Wenig Erkältungen, kaum Grippe – doch wie lange noch?

Früher waren gewöhnliche Erkältungen kaum der Rede wert. Doch nun machen sie uns temporär zu unerwünschten Subjekten, welche die Gesellschaft meiden müssen. Selbst mit negativem Corona-Testresultat dürfen wir uns beim leichtesten Husten nicht mehr unter die Leute wagen – die epidemiologische Harmlosigkeit steht uns ja nicht ins Gesicht geschrieben.

Es gibt also gute Gründe, jedes Kratzen im Hals rasch und unerbittlich zu bekämpfen. Doch ist deswegen der Absatz an Erkältungsmitteln in die Höhe geschnellt? Nein, im Gegenteil. «Die Verkäufe von Produkten gegen Erkältung gingen zurück», heisst es beispielsweise bei Galenica, dem Betreiber der Apothekenketten Amavita und Sun Store. Auch bei Coop Vitality verspürt man aktuell einen «leichten Rückgang» der Nachfrage nach diesen Produkten.

Für Erkältungen kommen mehr als 200 verschiedene Erreger infrage

Dafür gibt es eine einfache Erklärung: Vermutlich sind im Moment weniger Menschen erkältet als üblicherweise in dieser Jahreszeit. Und dies dank der Coronapandemie. Denn auch die über 200 Erreger, die gewöhnliche Erkältungen aus­lösen können, verbreiten sich hauptsächlich über Tröpfchen, die beim Husten, Niesen oder Sprechen versprüht werden, oder als Schmierinfektionen über die Hände. Mit den Massnahmen gegen Covid-19 bekämpfen wir auch Erkältungen.

Dieser Effekt zeigte sich im vergangenen australischen Winter am Respiratorischen-Synzytial-Virus (RS-Virus), wie ein Forschungsteam nachweisen konnte. Diese weltweit verbreiteten Viren sind die häufigste Ursache für Infektionen der unteren Atemwege bei Säuglingen.

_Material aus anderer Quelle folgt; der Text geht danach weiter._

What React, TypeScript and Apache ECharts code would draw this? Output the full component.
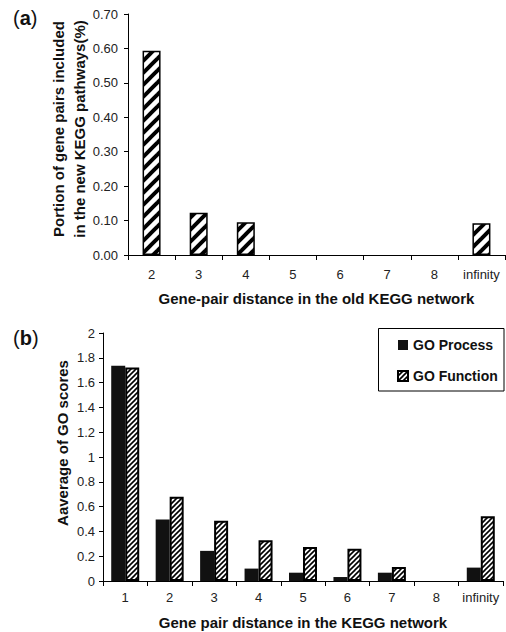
import React, { useEffect, useRef } from "react";
import * as echarts from "echarts";

const aCategories = ["2", "3", "4", "5", "6", "7", "8", "infinity"];
const aValues = [0.593, 0.123, 0.095, 0, 0, 0, 0, 0.092];
const aTicks = { min: 0, max: 0.7, interval: 0.1 };

const bCategories = ["1", "2", "3", "4", "5", "6", "7", "8", "infinity"];
const goProcess = [1.735, 0.496, 0.243, 0.1, 0.067, 0.032, 0.067, 0, 0.108];
const goFunction = [1.722, 0.679, 0.485, 0.329, 0.275, 0.26, 0.113, 0, 0.523];
const bTicks = { min: 0, max: 2, interval: 0.2 };

const FONT = "'Liberation Sans', Arial, Helvetica, sans-serif";

function makeHatch(size: number, lw: number) {
  const c = document.createElement("canvas");
  c.width = size;
  c.height = size;
  const ctx = c.getContext("2d")!;
  ctx.fillStyle = "#fff";
  ctx.fillRect(0, 0, size, size);
  ctx.strokeStyle = "#000";
  ctx.lineWidth = lw;
  for (const k of [-size, 0, size]) {
    ctx.beginPath();
    ctx.moveTo(k - 2, size + 2);
    ctx.lineTo(k + size + 2, -2);
    ctx.stroke();
  }
  return c;
}

const noZero = (arr: number[]) => arr.map((v) => (v === 0 ? "-" : v));

export default function App() {
  const ref = useRef<HTMLDivElement>(null);
  useEffect(() => {
    if (!ref.current) return;
    const chart = echarts.init(ref.current, null, { renderer: "svg" });
    const bigHatch = makeHatch(12, 4);
    const fineHatch = makeHatch(5, 1.6);
    const axisLine = { show: true, lineStyle: { color: "#000", width: 1 } };
    const tickLabel = { color: "#222", fontSize: 13, fontFamily: FONT };
    const titleStyle = { color: "#111", fontSize: 15, fontWeight: "bold" as const, fontFamily: FONT };
    const option: any = {
      animation: false,
      backgroundColor: "#fff",
      textStyle: { fontFamily: FONT },
      grid: [
        { left: 128, top: 14, width: 377, height: 241, containLabel: false, outerBoundsMode: "none" },
        { left: 103, top: 333, width: 400, height: 248, containLabel: false, outerBoundsMode: "none" },
      ],
      xAxis: [
        {
          type: "category",
          gridIndex: 0,
          data: aCategories,
          axisLine,
          axisTick: { show: true, length: 5, alignWithLabel: false, lineStyle: { color: "#000" } },
          axisLabel: { ...tickLabel, margin: 13, interval: 0 },
          name: "Gene-pair distance in the old KEGG network",
          nameLocation: "middle",
          nameGap: 36,
          nameTextStyle: titleStyle,
        },
        {
          type: "category",
          gridIndex: 1,
          data: bCategories,
          axisLine,
          axisTick: { show: true, length: 5, alignWithLabel: false, lineStyle: { color: "#000" } },
          axisLabel: { ...tickLabel, margin: 10, interval: 0 },
          name: "Gene pair distance in the KEGG network",
          nameLocation: "middle",
          nameGap: 34,
          nameTextStyle: titleStyle,
        },
      ],
      yAxis: [
        {
          type: "value",
          gridIndex: 0,
          ...aTicks,
          axisLine,
          axisTick: { show: true, length: 4, lineStyle: { color: "#000" } },
          axisLabel: { ...tickLabel, margin: 10, formatter: (v: number) => v.toFixed(2) },
          splitLine: { show: false },
        },
        {
          type: "value",
          gridIndex: 1,
          ...bTicks,
          axisLine,
          axisTick: { show: true, length: 4, lineStyle: { color: "#000" } },
          axisLabel: { ...tickLabel, margin: 8 },
          splitLine: { show: false },
        },
      ],
      legend: {
        orient: "vertical",
        left: 378,
        top: 328,
        icon: "rect",
        itemWidth: 10,
        itemHeight: 10,
        itemGap: 17,
        padding: [10, 4, 8, 19],
        borderWidth: 0,
        textStyle: { color: "#111", fontSize: 14, fontWeight: "bold", fontFamily: FONT },
        data: ["GO Process", "GO Function"],
      },
      series: [
        {
          type: "bar",
          name: "distance",
          xAxisIndex: 0,
          yAxisIndex: 0,
          data: noZero(aValues),
          barWidth: 18,
          itemStyle: {
            color: { image: bigHatch, repeat: "repeat", imageWidth: 12, imageHeight: 12 },
            borderColor: "#000",
            borderWidth: 1.5,
          },
        },
        {
          type: "bar",
          name: "GO Process",
          xAxisIndex: 1,
          yAxisIndex: 1,
          data: noZero(goProcess),
          barWidth: 14,
          barGap: "0%",
          itemStyle: { color: "#111", borderColor: "#000", borderWidth: 0 },
        },
        {
          type: "bar",
          name: "GO Function",
          xAxisIndex: 1,
          yAxisIndex: 1,
          data: noZero(goFunction),
          barWidth: 14,
          barGap: "0%",
          itemStyle: {
            color: { image: fineHatch, repeat: "repeat", imageWidth: 5, imageHeight: 5 },
            borderColor: "#000",
            borderWidth: 2,
          },
        },
      ],
      graphic: [
        {
          type: "rect",
          shape: { x: 378.5, y: 328.5, width: 125.5, height: 62.5 },
          style: { fill: "none", stroke: "#000", lineWidth: 1 },
          silent: true,
        },
        {
          type: "text",
          x: 68.5,
          y: 129,
          rotation: Math.PI / 2,
          style: {
            text: "Portion of gene pairs included\nin the new KEGG pathways(%)",
            fill: "#111",
            font: `bold 15px ${FONT}`,
            lineHeight: 21,
            align: "center",
            verticalAlign: "middle",
            textAlign: "center",
            textVerticalAlign: "middle",
          },
        },
        {
          type: "text",
          x: 62,
          y: 443,
          rotation: Math.PI / 2,
          style: {
            text: "Aaverage of GO scores",
            fill: "#111",
            font: `bold 15px ${FONT}`,
            align: "center",
            verticalAlign: "middle",
            textAlign: "center",
            textVerticalAlign: "middle",
          },
        },
        {
          type: "text",
          x: 13,
          y: 18,
          style: {
            text: "{n|(}{b|a}{n|)}",
            verticalAlign: "middle",
            textVerticalAlign: "middle",
            rich: {
              n: { fontSize: 20, fontFamily: FONT, fill: "#111", color: "#111" },
              b: { fontSize: 20, fontWeight: "bold", fontFamily: FONT, fill: "#111", color: "#111" },
            },
          },
        },
        {
          type: "text",
          x: 13,
          y: 338,
          style: {
            text: "{n|(}{b|b}{n|)}",
            verticalAlign: "middle",
            textVerticalAlign: "middle",
            rich: {
              n: { fontSize: 20, fontFamily: FONT, fill: "#111", color: "#111" },
              b: { fontSize: 20, fontWeight: "bold", fontFamily: FONT, fill: "#111", color: "#111" },
            },
          },
        },
      ],
    };
    chart.setOption(option);
    return () => chart.dispose();
  }, []);
  return (
    <div
      ref={ref}
      style={{ position: "fixed", left: 0, top: 0, width: 506, height: 632, background: "#fff" }}
    />
  );
}
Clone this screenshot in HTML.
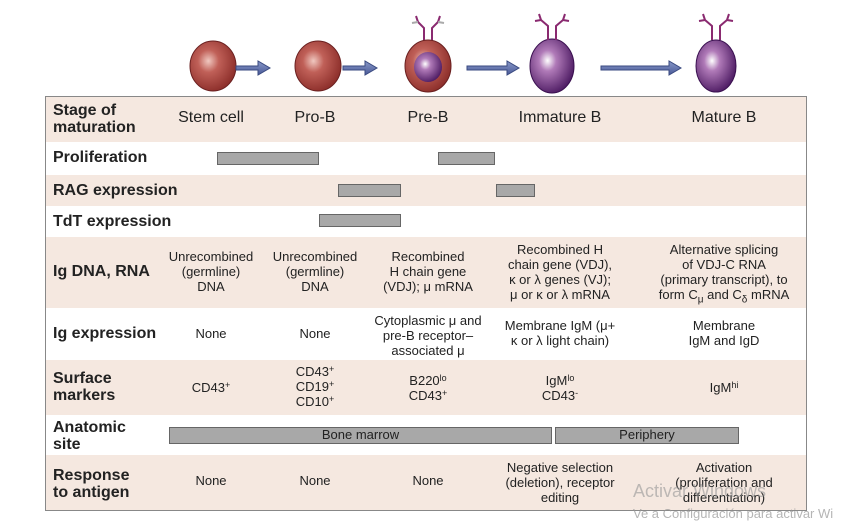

In Australien steigen die Infektionszahlen normalerweise in der ersten Jahreshälfte an bis zu einem Peak Mitte Jahr (also im australischen Winter). Doch diesmal wurde wochenlang kein einziger Fall gemeldet. Von März bis August gab es gerade zehn Fälle – in den acht vorderen Jahren waren es jeweils mehr als 500 gewesen. Das entspricht einem Rückgang um 98 Prozent – und dies, obwohl sogar häufiger auf RS-Viren getestet wurde als in früheren Jahren.

In Sydney kamen die Viren erst nach dem Winter

Unklar ist, wie lange dieser Effekt anhält. Es könnte zu einem verspäteten Anstieg der Infektionen kommen oder das Virus könnte sich in der kommenden Saison umso stärker verbreiten, weil viele Kinder noch nicht mit ihm in Kontakt gekommen sind, mutmasst das Forschungsteam. Eine verspätete RS-Virus-Welle gab es bereits im Oktober in New South Wales, dem Bundesstaat um Sydney, wie das Fachmagazin «Nature» berichtet.

Bei den Rhinoviren, den häufigsten Erkältungserregern, zeigte sich im Vereinigten Königreich ein ähnliches Muster: Mit dem Lockdown gingen die Fälle rapid zurück, doch nach den Sommerferien stieg die Infektionskurve steil an.

Mit der Grippeimpfung könnte es nächstes Jahr schwierig werden

Ein Spezialfall ist die echte Grippe. Auf der Südhalbkugel blieb dieses Jahr die Grippewelle aus, und in der Schweiz meldet das Bundesamt für Gesundheit für die Woche vom 19. bis 25. Dezember keinen einzigen Fall. Nebst den Coronamassnahmen könnte hier ein weiterer Faktor mitspielen: Es liessen sich deutlich mehr Menschen impfen als in früheren Jahren.

Doch auch dieser Effekt hält nicht ewig an. Gerade weil kaum Grippeviren zirkulieren, könnte es besonders schwierig werden, die Entwicklung des Virus vorherzusagen und einen wirksamen Impfstoff für die Saison 2021/2022 zu entwickeln.